MMUSV is being marketed as a step-change in capacity and survivability rather than a clean-sheet curiosity. Textron states the craft doubles fuel and payload capacity compared to earlier CUSV generations, reaching up to 13,000 pounds for combined fuel and mission payload, while retaining a towing rating above 4,000 pounds of force at 20 knots. In practical terms, that towing figure matters because it translates directly into the ability to pull influence-sweep or other towed payloads at tactically relevant speeds, a core requirement for modern mine countermeasures.
Sea-keeping is another deliberate design signal.
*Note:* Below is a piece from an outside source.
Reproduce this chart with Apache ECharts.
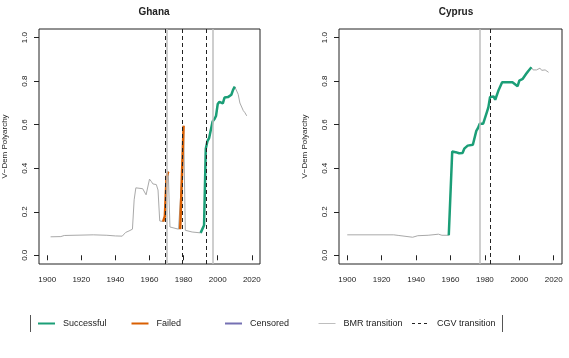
<!DOCTYPE html>
<html>
<head>
<meta charset="utf-8">
<script src="https://cdn.jsdelivr.net/npm/echarts@6/dist/echarts.min.js"></script>
<style>
html, body { margin: 0; padding: 0; background: #fff; }
#main { width: 569px; height: 358px; }
</style>
</head>
<body>
<div id="main"></div>
<script>
// Ghana, V-Dem polyarchy by year
var ghanaYears = [1902, 1908, 1910, 1927, 1935, 1940, 1944, 1946, 1948, 1950, 1951, 1952, 1956, 1957, 1958, 1959,
    1960, 1961, 1962, 1964, 1965, 1966, 1967, 1968, 1969, 1970, 1971, 1972, 1973, 1977, 1978, 1979, 1980,
    1981, 1982, 1985, 1990, 1991, 1992, 1993, 1994, 1995, 1996, 1997, 1998, 1999, 2000, 2001, 2002, 2003,
    2004, 2005, 2006, 2007, 2008, 2009, 2010, 2011, 2012, 2013, 2014, 2015, 2016, 2017];
var ghanaValues = [0.085, 0.086, 0.091, 0.094, 0.092, 0.089, 0.088, 0.105, 0.112, 0.120, 0.255, 0.310, 0.306, 0.300, 0.278, 0.278,
    0.350, 0.340, 0.328, 0.325, 0.300, 0.158, 0.158, 0.155, 0.180, 0.360, 0.385, 0.130, 0.124, 0.120, 0.120, 0.360, 0.595,
    0.115, 0.110, 0.107, 0.103, 0.107, 0.138, 0.490, 0.525, 0.540, 0.548, 0.615, 0.625, 0.640, 0.695, 0.705, 0.708, 0.698,
    0.725, 0.728, 0.727, 0.728, 0.738, 0.760, 0.775, 0.768, 0.740, 0.700, 0.692, 0.665, 0.655, 0.641];
var ghanaSuccess = [[1990, 2010]];
var ghanaFailed = [[1968, 1971], [1978, 1980]];
var ghanaBMR = [1970, 1997];
var ghanaCGV = [1969, 1979, 1993];

// Cyprus
var cyprusYears = [1900, 1927, 1930, 1931, 1938, 1941, 1947, 1953, 1955, 1959, 1961, 1963, 1965, 1967, 1968, 1970,
    1973, 1974, 1975, 1976, 1977, 1979, 1981, 1982, 1983, 1984, 1985, 1986, 1987, 1988, 1990, 1996, 1997, 1999,
    2000, 2002, 2003, 2004, 2005, 2007, 2008, 2009, 2010, 2011, 2012, 2013, 2014, 2015, 2016, 2017];
var cyprusValues = [0.094, 0.094, 0.091, 0.083, 0.083, 0.090, 0.092, 0.097, 0.092, 0.092, 0.477, 0.474, 0.469, 0.470, 0.490, 0.504,
    0.508, 0.512, 0.572, 0.585, 0.605, 0.605, 0.655, 0.680, 0.728, 0.736, 0.730, 0.715, 0.720, 0.760, 0.795, 0.795, 0.790, 0.777,
    0.803, 0.811, 0.815, 0.834, 0.845, 0.864, 0.852, 0.850, 0.852, 0.856, 0.860, 0.850, 0.853, 0.852, 0.846, 0.841];
var cyprusSuccess = [[1959, 2007]];
var cyprusFailed = [];
var cyprusBMR = [1977];
var cyprusCGV = [1983];

var xTicks = [1900, 1920, 1940, 1960, 1980, 2000, 2020];
var yTicks = [0, 0.2, 0.4, 0.6, 0.8, 1.0];
var legendNames = ['Successful', 'Failed', 'Censored', 'BMR transition', 'CGV transition'];

var GREEN = '#1b9e77', ORANGE = '#d95f02', PURPLE = '#7570b3', GREY = '#a9a9a9', LIGHT = '#bebebe', INK = '#222';
var FONT = 'Liberation Sans, Arial, sans-serif';

function zip(xs, ys) {
    var out = [];
    for (var i = 0; i < xs.length; i++) out.push([xs[i], ys[i]]);
    return out;
}

function spell(data, range) {
    return data.filter(function (d) { return d[0] >= range[0] && d[0] <= range[1]; });
}

function panelSeries(idx, years, values, success, failed, bmr, cgv) {
    var data = zip(years, values);
    var list = [];
    list.push({
        type: 'line', xAxisIndex: idx, yAxisIndex: idx, data: data, symbol: 'none', silent: true,
        lineStyle: { color: GREY, width: 1 }, z: 2,
        markLine: {
            symbol: 'none', silent: true, label: { show: false }, animation: false,
            data: bmr.map(function (y) { return { xAxis: y, lineStyle: { color: LIGHT, width: 1.5, type: 'solid' } }; })
                .concat(cgv.map(function (y) { return { xAxis: y, lineStyle: { color: INK, width: 1, type: [4, 3] } }; }))
        }
    });
    success.forEach(function (r) {
        list.push({ type: 'line', xAxisIndex: idx, yAxisIndex: idx, data: spell(data, r), symbol: 'none', silent: true,
            lineStyle: { color: GREEN, width: 2.5 }, z: 3 });
    });
    failed.forEach(function (r) {
        list.push({ type: 'line', xAxisIndex: idx, yAxisIndex: idx, data: spell(data, r), symbol: 'none', silent: true,
            lineStyle: { color: ORANGE, width: 2.5 }, z: 3 });
    });
    return list;
}

function xAxisOf(idx) {
    return {
        type: 'value', gridIndex: idx, min: 1895.2, max: 2024.8,
        axisLine: { show: false },
        axisTick: { show: true, length: 5, customValues: xTicks, lineStyle: { color: INK } },
        axisLabel: { customValues: xTicks, fontSize: 8, color: INK, fontFamily: FONT, margin: 12,
            formatter: function (v) { return String(v); } },
        splitLine: { show: false }
    };
}

function yAxisOf(idx) {
    return {
        type: 'value', gridIndex: idx, min: -0.04, max: 1.04,
        name: 'V\u2212Dem Polyarchy', nameLocation: 'middle', nameRotate: 90, nameGap: 30,
        nameTextStyle: { fontSize: 8, color: INK, fontFamily: FONT },
        axisLine: { show: false },
        axisTick: { show: true, length: 5, customValues: yTicks, lineStyle: { color: INK } },
        axisLabel: { customValues: yTicks, rotate: 90, fontSize: 8, color: INK, fontFamily: FONT, margin: 10,
            formatter: function (v) { return v.toFixed(1); } },
        splitLine: { show: false }
    };
}

var legendColors = [GREEN, ORANGE, PURPLE, LIGHT, INK];
var legendGraphics = [
    { type: 'line', shape: { x1: 30.5, y1: 315, x2: 30.5, y2: 332 }, style: { stroke: '#555', lineWidth: 1 } },
    { type: 'line', shape: { x1: 502.5, y1: 315, x2: 502.5, y2: 332 }, style: { stroke: '#555', lineWidth: 1 } }
];
legendNames.forEach(function (name, i) {
    var x0 = 38 + i * 93.5;
    legendGraphics.push({
        type: 'line', shape: { x1: x0, y1: 323.5, x2: x0 + 17, y2: 323.5 },
        style: { stroke: legendColors[i], lineWidth: i >= 3 ? 1 : 2, lineDash: i === 4 ? [3, 3] : null }
    });
    legendGraphics.push({
        type: 'text', x: x0 + 25, y: 323.5,
        style: { text: name, fontSize: 9, fill: INK, fontFamily: FONT, verticalAlign: 'middle' }
    });
});

var chart = echarts.init(document.getElementById('main'), null, { renderer: 'canvas' });
chart.setOption({
    animation: false,
    backgroundColor: '#fff',
    title: [
        { text: 'Ghana', left: 149, top: 2, textAlign: 'center', textStyle: { fontSize: 10, fontWeight: 'bold', color: INK, fontFamily: FONT } },
        { text: 'Cyprus', left: 451, top: 2, textAlign: 'center', textStyle: { fontSize: 10, fontWeight: 'bold', color: INK, fontFamily: FONT } }
    ],
    grid: [
        { left: 38, top: 29, width: 222, height: 235, show: true, borderColor: INK, borderWidth: 1, backgroundColor: 'transparent' },
        { left: 339, top: 29, width: 223, height: 235, show: true, borderColor: INK, borderWidth: 1, backgroundColor: 'transparent' }
    ],
    xAxis: [xAxisOf(0), xAxisOf(1)],
    yAxis: [yAxisOf(0), yAxisOf(1)],
    series: panelSeries(0, ghanaYears, ghanaValues, ghanaSuccess, ghanaFailed, ghanaBMR, ghanaCGV)
        .concat(panelSeries(1, cyprusYears, cyprusValues, cyprusSuccess, cyprusFailed, cyprusBMR, cyprusCGV)),
    graphic: legendGraphics
});
</script>
</body>
</html>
Textron lists full operations in Sea State 4 and survivability up to Sea State 5, a threshold associated with roughly 4-meter waves in company literature for the CUSV family. That is not “oceanic” in the large-USV sense, but it is enough to keep unmanned craft on-station through the weather that frequently degrades small-boat operations in the Western Pacific, the North Atlantic, and the Arabian Sea.
The brochure’s most consequential line for tacticians is autonomy: collision and hazard avoidance coupled to modular mission behaviors, including “advanced swarm behaviors.” That phrasing is careful, but it hints at coordinated employment where multiple MMUSVs can distribute sensors, share contacts, and complicate an adversary’s targeting cycle. Textron also claims a 50 percent cost reduction compared to the fourth-generation CUSV and a doubled range versus that baseline, suggesting an explicit design goal of mass and persistence rather than exquisite survivability.
The mission set Textron lists maps to where the U.S. Navy feels pressure today. Mine countermeasures is the obvious anchor: Textron notes it is the originator of the CUSV used for the Navy’s Unmanned Influence Sweep System program of record, tied to the Littoral Combat Ship mine countermeasures mission package, and it is also working on next-generation minesweeping payload development. MMUSV’s larger capacity and improved sea-state operability would allow the Navy to push unmanned sweeping farther from the host ship, reducing risk to crewed platforms while sustaining tempo in mined chokepoints.
The more strategic value, however, is in distributed sensing and coercive presence inside an adversary’s weapons engagement zone. The Department of the Navy’s Distributed Maritime Operations concept explicitly addresses operating against a peer, particularly China, that can detect and strike surface ships with anti-ship missiles and other systems. In that context, a network of low-cost, unmanned surface nodes carrying ISR, SIGINT, and electronic warfare payloads becomes a way to extend the fleet’s eyes and ears without offering the opponent a single, high-value point of failure.
This is where MMUSV fits the broader U.S. turn toward attritable systems across domains. Pentagon leaders have framed Replicator as a push to field large numbers of attritable autonomous systems to offset an adversary’s mass and impose a punishing cost exchange. At sea, that logic is even more acute: recent conflict has reinforced how cheap uncrewed systems can force expensive intercepts and disrupt capital ships, and U.S. industry is already testing concepts to arm large maritime drones with missiles based on lessons drawn from Ukraine’s sea-drone campaign. MMUSV is not advertised as a missile truck in Textron’s release, but its payload capacity and modular bay architecture place it in the category of vessels that can credibly host containerized effects if the Navy chooses.
U.S. Navy’s unmanned surface push is converging with the drone revolution already reshaping land and air warfare: build cheaper platforms, accept losses, and use scale plus autonomy to destroy or neutralize assets the adversary cannot afford to trade away. If Textron can translate brochure claims into fleet-ready reliability, MMUSV offers a pragmatic bridge between today’s mission-specific mine warfare USVs and tomorrow’s larger autonomous combatants, while giving commanders a new option for persistent maritime pressure without putting sailors in the first wave.